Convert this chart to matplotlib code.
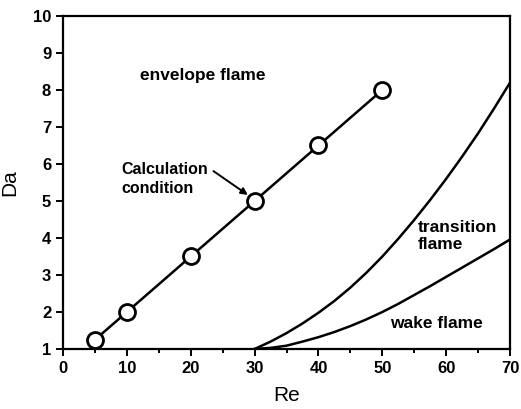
import matplotlib.pyplot as plt
from matplotlib.ticker import MultipleLocator

plt.rcParams['font.family'] = ['Liberation Sans', 'DejaVu Sans']

# calculation conditions
re_calc = [5, 10, 20, 30, 40, 50]
da_calc = [1.25, 2.0, 3.5, 5.0, 6.5, 8.0]

# boundary curves
re_curve = [30, 32.5, 35, 37.5, 40, 42.5, 45, 47.5, 50, 52.5, 55, 57.5,
            60, 62.5, 65, 67.5, 70]
da_transition = [1.0, 1.2, 1.43, 1.69, 1.98, 2.3, 2.66, 3.06, 3.5, 3.98,
                 4.49, 5.03, 5.6, 6.2, 6.83, 7.5, 8.2]
da_wake = [1.0, 1.03, 1.09, 1.2, 1.32, 1.46, 1.62, 1.8, 2.0, 2.22, 2.46,
           2.7, 2.95, 3.2, 3.45, 3.7, 3.96]

fig = plt.figure(figsize=(5.21, 4.09), dpi=100)
ax = fig.add_axes([0.121, 0.1467, 0.858, 0.8143])

ax.plot(re_calc, da_calc, color='black', lw=1.8, marker='o', ms=11.5,
        mfc='white', mec='black', mew=2.0, zorder=3)
ax.plot(re_curve, da_transition, color='black', lw=1.8)
ax.plot(re_curve, da_wake, color='black', lw=1.8)

ax.set_xlim(0, 70)
ax.set_ylim(1, 10)
ax.xaxis.set_major_locator(MultipleLocator(10))
ax.xaxis.set_minor_locator(MultipleLocator(5))
ax.yaxis.set_major_locator(MultipleLocator(1))
ax.tick_params(which='both', direction='out', top=False, right=False,
               labelsize=12, width=1.4)
ax.tick_params(which='major', length=5)
ax.tick_params(which='minor', length=3)
for lab in ax.get_xticklabels() + ax.get_yticklabels():
    lab.set_fontweight('bold')
for s in ax.spines.values():
    s.set_linewidth(1.6)

ax.set_xlabel('Re', fontsize=15, labelpad=7)
ax.set_ylabel('Da', fontsize=15, labelpad=10)

ax.text(21.9, 8.4, 'envelope flame', fontsize=12.5, fontweight='bold',
        ha='center', va='center')
ax.text(9.2, 5.6, 'Calculation\ncondition', fontsize=11.5, fontweight='bold',
        ha='left', va='center', linespacing=1.3)
ax.annotate('', xy=(29.3, 5.12), xytext=(23.2, 5.85),
            arrowprops=dict(arrowstyle='-|>', color='black', lw=1.4,
                            mutation_scale=10))
ax.text(55.6, 4.05, 'transition\nflame', fontsize=12.5, fontweight='bold',
        ha='left', va='center', linespacing=1.2)
ax.text(51.2, 1.68, 'wake flame', fontsize=12.5, fontweight='bold',
        ha='left', va='center')

fig.savefig('out.png', dpi=100)
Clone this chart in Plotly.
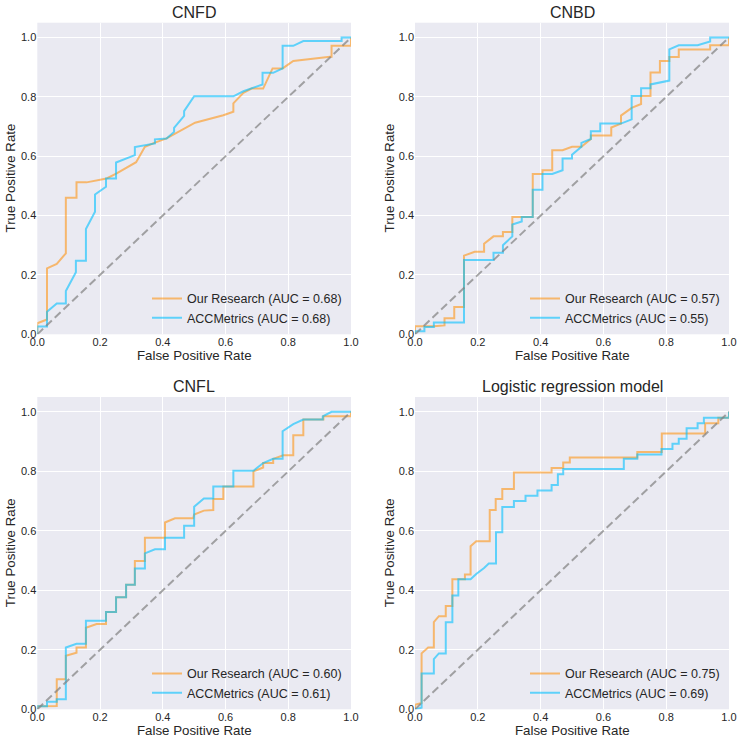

----------------

#### Prompt
Return the material line for line, from its beginning to the line that contains "ax.set_ylabel('Da', fontsize=15, labelpad=10)", with the pictures left out.

#### Exercise solution
Convert this chart to matplotlib code.
import matplotlib.pyplot as plt
from matplotlib.ticker import MultipleLocator

plt.rcParams['font.family'] = ['Liberation Sans', 'DejaVu Sans']

# calculation conditions
re_calc = [5, 10, 20, 30, 40, 50]
da_calc = [1.25, 2.0, 3.5, 5.0, 6.5, 8.0]

# boundary curves
re_curve = [30, 32.5, 35, 37.5, 40, 42.5, 45, 47.5, 50, 52.5, 55, 57.5,
            60, 62.5, 65, 67.5, 70]
da_transition = [1.0, 1.2, 1.43, 1.69, 1.98, 2.3, 2.66, 3.06, 3.5, 3.98,
                 4.49, 5.03, 5.6, 6.2, 6.83, 7.5, 8.2]
da_wake = [1.0, 1.03, 1.09, 1.2, 1.32, 1.46, 1.62, 1.8, 2.0, 2.22, 2.46,
           2.7, 2.95, 3.2, 3.45, 3.7, 3.96]

fig = plt.figure(figsize=(5.21, 4.09), dpi=100)
ax = fig.add_axes([0.121, 0.1467, 0.858, 0.8143])

ax.plot(re_calc, da_calc, color='black', lw=1.8, marker='o', ms=11.5,
        mfc='white', mec='black', mew=2.0, zorder=3)
ax.plot(re_curve, da_transition, color='black', lw=1.8)
ax.plot(re_curve, da_wake, color='black', lw=1.8)

ax.set_xlim(0, 70)
ax.set_ylim(1, 10)
ax.xaxis.set_major_locator(MultipleLocator(10))
ax.xaxis.set_minor_locator(MultipleLocator(5))
ax.yaxis.set_major_locator(MultipleLocator(1))
ax.tick_params(which='both', direction='out', top=False, right=False,
               labelsize=12, width=1.4)
ax.tick_params(which='major', length=5)
ax.tick_params(which='minor', length=3)
for lab in ax.get_xticklabels() + ax.get_yticklabels():
    lab.set_fontweight('bold')
for s in ax.spines.values():
    s.set_linewidth(1.6)

ax.set_xlabel('Re', fontsize=15, labelpad=7)
ax.set_ylabel('Da', fontsize=15, labelpad=10)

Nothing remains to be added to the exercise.